■ **Exercise requirements**:
Reproduce all the lines below exactly and omit the images.

■ **Excerpted data**:
╭──
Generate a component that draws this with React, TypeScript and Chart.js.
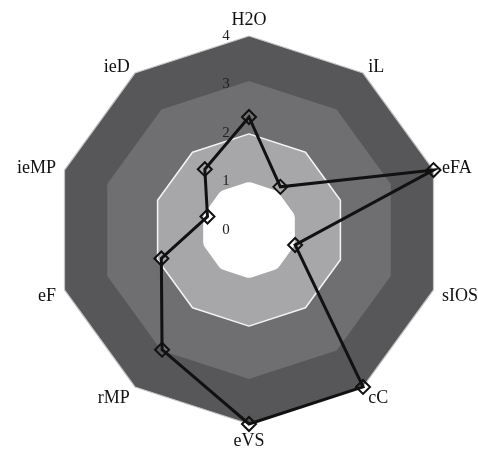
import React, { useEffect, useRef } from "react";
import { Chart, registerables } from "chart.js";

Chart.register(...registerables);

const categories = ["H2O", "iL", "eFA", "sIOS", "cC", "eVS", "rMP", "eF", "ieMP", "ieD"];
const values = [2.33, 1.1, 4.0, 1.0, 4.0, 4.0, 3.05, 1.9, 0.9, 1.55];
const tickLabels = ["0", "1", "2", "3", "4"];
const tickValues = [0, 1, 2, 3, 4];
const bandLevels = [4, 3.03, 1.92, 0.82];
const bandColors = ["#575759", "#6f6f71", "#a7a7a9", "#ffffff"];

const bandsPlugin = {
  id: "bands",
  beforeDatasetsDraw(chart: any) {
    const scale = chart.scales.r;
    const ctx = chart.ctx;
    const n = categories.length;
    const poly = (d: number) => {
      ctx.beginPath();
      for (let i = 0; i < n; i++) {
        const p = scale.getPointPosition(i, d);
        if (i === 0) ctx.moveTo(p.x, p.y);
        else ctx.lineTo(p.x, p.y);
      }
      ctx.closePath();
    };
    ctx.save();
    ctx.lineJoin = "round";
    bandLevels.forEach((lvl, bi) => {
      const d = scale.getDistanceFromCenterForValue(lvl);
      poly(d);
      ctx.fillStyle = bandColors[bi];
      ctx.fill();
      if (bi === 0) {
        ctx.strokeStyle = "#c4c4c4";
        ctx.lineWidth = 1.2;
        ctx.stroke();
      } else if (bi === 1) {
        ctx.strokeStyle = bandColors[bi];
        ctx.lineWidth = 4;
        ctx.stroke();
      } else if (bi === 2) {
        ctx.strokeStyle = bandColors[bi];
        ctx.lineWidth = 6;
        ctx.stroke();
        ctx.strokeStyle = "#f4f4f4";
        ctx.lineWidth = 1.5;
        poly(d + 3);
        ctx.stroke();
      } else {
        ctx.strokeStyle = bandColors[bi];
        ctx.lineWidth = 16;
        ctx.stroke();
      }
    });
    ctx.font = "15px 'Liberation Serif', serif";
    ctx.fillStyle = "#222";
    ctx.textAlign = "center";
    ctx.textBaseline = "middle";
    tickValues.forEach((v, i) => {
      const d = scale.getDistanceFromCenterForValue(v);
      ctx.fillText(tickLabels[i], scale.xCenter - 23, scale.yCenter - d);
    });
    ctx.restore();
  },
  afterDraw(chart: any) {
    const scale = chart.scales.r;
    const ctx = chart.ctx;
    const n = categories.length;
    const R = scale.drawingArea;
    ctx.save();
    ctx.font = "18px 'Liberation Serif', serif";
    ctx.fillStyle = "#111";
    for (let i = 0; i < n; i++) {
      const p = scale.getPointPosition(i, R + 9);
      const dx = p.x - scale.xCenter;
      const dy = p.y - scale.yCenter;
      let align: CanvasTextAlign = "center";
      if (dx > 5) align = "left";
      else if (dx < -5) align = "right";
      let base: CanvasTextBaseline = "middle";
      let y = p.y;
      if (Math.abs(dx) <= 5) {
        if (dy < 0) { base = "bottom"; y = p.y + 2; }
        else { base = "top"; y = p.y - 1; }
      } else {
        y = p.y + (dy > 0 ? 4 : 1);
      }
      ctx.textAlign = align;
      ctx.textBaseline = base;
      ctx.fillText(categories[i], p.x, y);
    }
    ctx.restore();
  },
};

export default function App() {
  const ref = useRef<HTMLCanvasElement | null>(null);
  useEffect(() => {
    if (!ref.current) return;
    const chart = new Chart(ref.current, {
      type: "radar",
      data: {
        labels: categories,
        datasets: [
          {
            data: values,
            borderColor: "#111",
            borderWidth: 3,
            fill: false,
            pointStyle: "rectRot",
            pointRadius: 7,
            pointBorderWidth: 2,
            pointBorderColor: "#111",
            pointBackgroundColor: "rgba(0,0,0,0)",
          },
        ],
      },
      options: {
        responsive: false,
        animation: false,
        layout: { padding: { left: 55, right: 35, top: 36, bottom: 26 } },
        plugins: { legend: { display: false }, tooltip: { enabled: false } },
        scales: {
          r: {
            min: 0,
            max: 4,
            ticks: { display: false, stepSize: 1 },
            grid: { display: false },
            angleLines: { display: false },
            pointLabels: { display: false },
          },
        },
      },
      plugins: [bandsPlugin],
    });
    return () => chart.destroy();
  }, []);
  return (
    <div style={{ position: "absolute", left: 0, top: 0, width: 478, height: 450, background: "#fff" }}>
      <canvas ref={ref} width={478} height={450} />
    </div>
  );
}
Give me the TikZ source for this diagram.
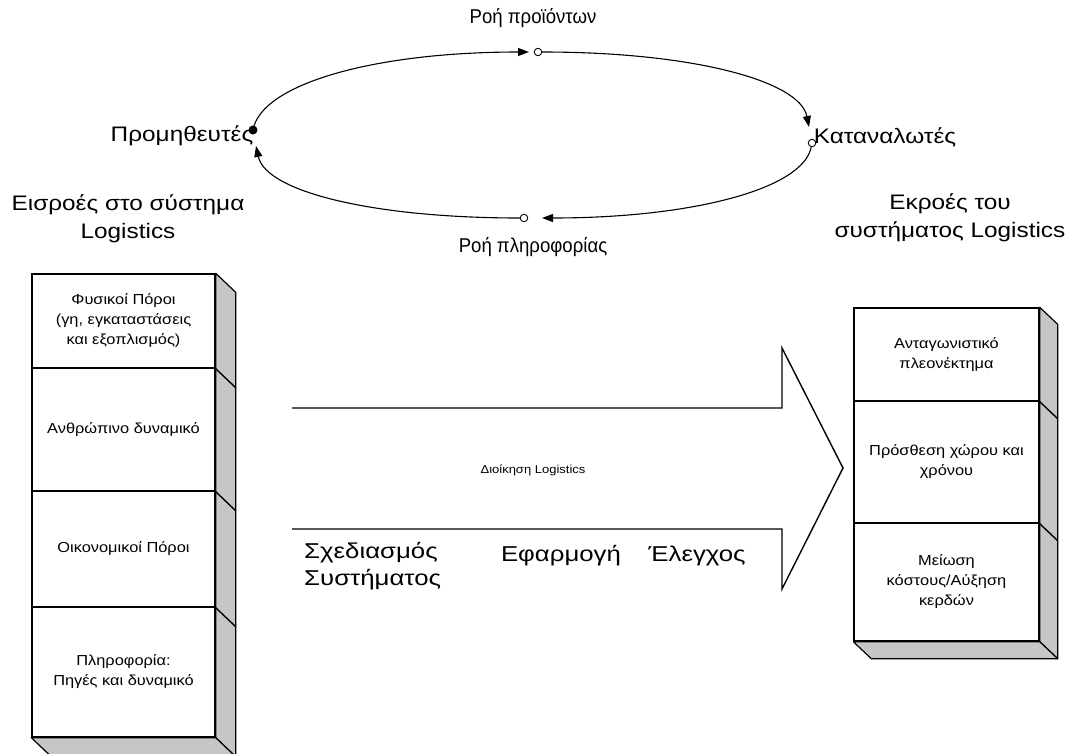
╰──
■ **Answer**:
Generate a component that draws this with React, TypeScript and Chart.js.
import React, { useEffect, useRef } from "react";
import { Chart, registerables } from "chart.js";

Chart.register(...registerables);

const categories = ["H2O", "iL", "eFA", "sIOS", "cC", "eVS", "rMP", "eF", "ieMP", "ieD"];
const values = [2.33, 1.1, 4.0, 1.0, 4.0, 4.0, 3.05, 1.9, 0.9, 1.55];
const tickLabels = ["0", "1", "2", "3", "4"];
const tickValues = [0, 1, 2, 3, 4];
const bandLevels = [4, 3.03, 1.92, 0.82];
const bandColors = ["#575759", "#6f6f71", "#a7a7a9", "#ffffff"];

const bandsPlugin = {
  id: "bands",
  beforeDatasetsDraw(chart: any) {
    const scale = chart.scales.r;
    const ctx = chart.ctx;
    const n = categories.length;
    const poly = (d: number) => {
      ctx.beginPath();
      for (let i = 0; i < n; i++) {
        const p = scale.getPointPosition(i, d);
        if (i === 0) ctx.moveTo(p.x, p.y);
        else ctx.lineTo(p.x, p.y);
      }
      ctx.closePath();
    };
    ctx.save();
    ctx.lineJoin = "round";
    bandLevels.forEach((lvl, bi) => {
      const d = scale.getDistanceFromCenterForValue(lvl);
      poly(d);
      ctx.fillStyle = bandColors[bi];
      ctx.fill();
      if (bi === 0) {
        ctx.strokeStyle = "#c4c4c4";
        ctx.lineWidth = 1.2;
        ctx.stroke();
      } else if (bi === 1) {
        ctx.strokeStyle = bandColors[bi];
        ctx.lineWidth = 4;
        ctx.stroke();
      } else if (bi === 2) {
        ctx.strokeStyle = bandColors[bi];
        ctx.lineWidth = 6;
        ctx.stroke();
        ctx.strokeStyle = "#f4f4f4";
        ctx.lineWidth = 1.5;
        poly(d + 3);
        ctx.stroke();
      } else {
        ctx.strokeStyle = bandColors[bi];
        ctx.lineWidth = 16;
        ctx.stroke();
      }
    });
    ctx.font = "15px 'Liberation Serif', serif";
    ctx.fillStyle = "#222";
    ctx.textAlign = "center";
    ctx.textBaseline = "middle";
    tickValues.forEach((v, i) => {
      const d = scale.getDistanceFromCenterForValue(v);
      ctx.fillText(tickLabels[i], scale.xCenter - 23, scale.yCenter - d);
    });
    ctx.restore();
  },
  afterDraw(chart: any) {
    const scale = chart.scales.r;
    const ctx = chart.ctx;
    const n = categories.length;
    const R = scale.drawingArea;
    ctx.save();
    ctx.font = "18px 'Liberation Serif', serif";
    ctx.fillStyle = "#111";
    for (let i = 0; i < n; i++) {
      const p = scale.getPointPosition(i, R + 9);
      const dx = p.x - scale.xCenter;
      const dy = p.y - scale.yCenter;
      let align: CanvasTextAlign = "center";
      if (dx > 5) align = "left";
      else if (dx < -5) align = "right";
      let base: CanvasTextBaseline = "middle";
      let y = p.y;
      if (Math.abs(dx) <= 5) {
        if (dy < 0) { base = "bottom"; y = p.y + 2; }
        else { base = "top"; y = p.y - 1; }
      } else {
        y = p.y + (dy > 0 ? 4 : 1);
      }
      ctx.textAlign = align;
      ctx.textBaseline = base;
      ctx.fillText(categories[i], p.x, y);
    }
    ctx.restore();
  },
};

export default function App() {
  const ref = useRef<HTMLCanvasElement | null>(null);
  useEffect(() => {
    if (!ref.current) return;
    const chart = new Chart(ref.current, {
      type: "radar",
      data: {
        labels: categories,
        datasets: [
          {
            data: values,
            borderColor: "#111",
            borderWidth: 3,
            fill: false,
            pointStyle: "rectRot",
            pointRadius: 7,
            pointBorderWidth: 2,
            pointBorderColor: "#111",
            pointBackgroundColor: "rgba(0,0,0,0)",
          },
        ],
      },
      options: {
        responsive: false,
        animation: false,
        layout: { padding: { left: 55, right: 35, top: 36, bottom: 26 } },
        plugins: { legend: { display: false }, tooltip: { enabled: false } },
        scales: {
          r: {
            min: 0,
            max: 4,
            ticks: { display: false, stepSize: 1 },
            grid: { display: false },
            angleLines: { display: false },
            pointLabels: { display: false },
          },
        },
      },
      plugins: [bandsPlugin],
    });
    return () => chart.destroy();
  }, []);
  return (
    <div style={{ position: "absolute", left: 0, top: 0, width: 478, height: 450, background: "#fff" }}>
      <canvas ref={ref} width={478} height={450} />
    </div>
  );
}
Give me the TikZ source for this diagram.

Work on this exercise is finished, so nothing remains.